A report from a working group on the future funding of public service broadcasting is expected to be published shortly, but some of its suggestions have already been considered by Ministers.
Cabinet documents show the terms of reference for the group included the prospect that the Revenue Commissioners be used to collect the television licence.
Another was that the current licence be replaced by a new “device-independent charge” to cater for “changes in technology and consumer trends”.
Earlier in August, Minister for Communications Richard Bruton announced the Government had decided to put the collection of the TV licence fee out to tender, raising the possibility that An Post could lose the lucrative business.
This is one of the recommendations of the working group and the successful bidder will be awarded a five-year contract for the service.
Once this five-year period has elapsed, the licence fee will be replaced by the “device-independent broadcasting charge”, which is designed to capture households consuming publicly funded content on devices other than traditional television sets. This is another of the group’s recommendations.
The full report from the working group has yet to be published, although the Department of Communications says it will publish it soon.
A memorandum for a Cabinet meeting last month, before Mr Bruton made his announcements, referenced other aspects of the report’s findings.

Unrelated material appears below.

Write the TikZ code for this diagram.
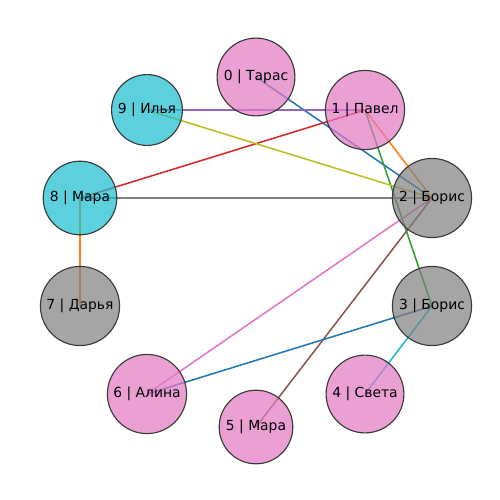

It says the terms of reference for the working group were informed by a previous report from the Oireachtas Communications Committee, which recommended that “Revenue should be appointed as collection agent for TV licence collection and that a non-device-dependent, household-based, public service broadcasting charge be subsequently introduced”.

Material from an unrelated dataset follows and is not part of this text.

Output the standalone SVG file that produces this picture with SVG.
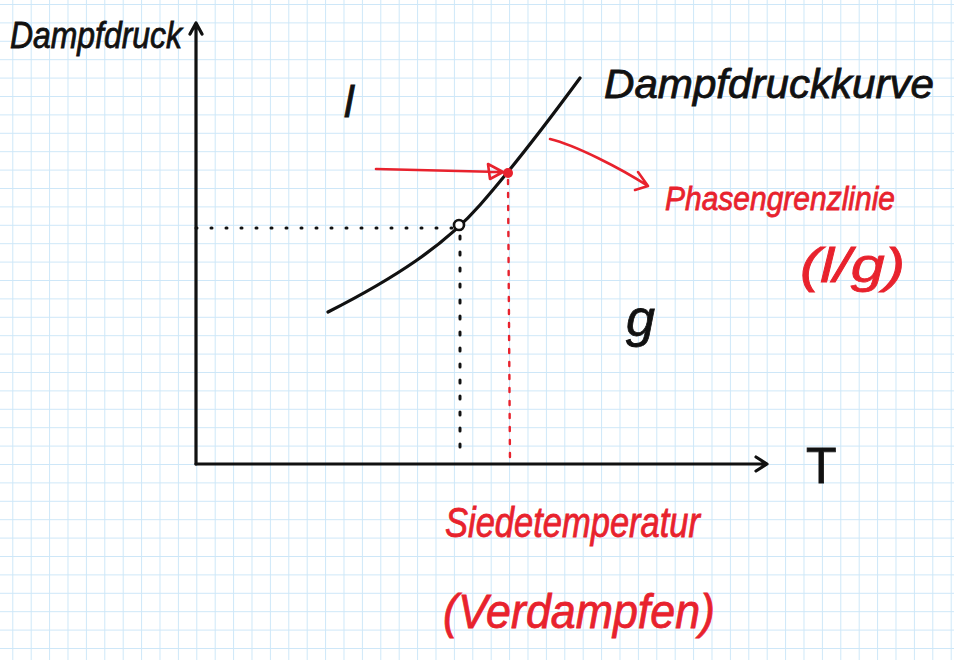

“The report recognises that there is no ideal collection mechanism or perfect solution to hand,” the Cabinet memo states. “A device-independent charge needs to be introduced to cater for the changes in technology and consumer trends.
Owner vs occupier
“However, there is a range of complex challenges that will need to be addressed in order to implement this approach. If a broadcasting charge were to be collected with local property tax, for example, there would be a significant issue in that the TV licence has traditionally been the liability of the property occupier while the LPT is focused on property owners.
“The LPT also does not cover commercial properties so an additional collection mechanism would need to be set up to address this area.
“In addition, there would be a requirement for a strong information and communications campaign in order to gain public acceptability.”
The issue of using property tax for the collection of a new device-independent charge is also referenced in observations to Mr Bruton’s memo.
Observations allow other Ministers, as well as the Attorney General and interested State bodies, in this instance the Data Protection Commissioner, give their views on policy proposals.
Notes from Attorney General Seamus Woulfe’s office say “there are some policy ideas and concepts discussed in the memo and in the attached reports (for example, analysis of the use of the local property tax legislation to collect a broadcasting charge) that would require careful analysis and legal advice were they to be progressed”.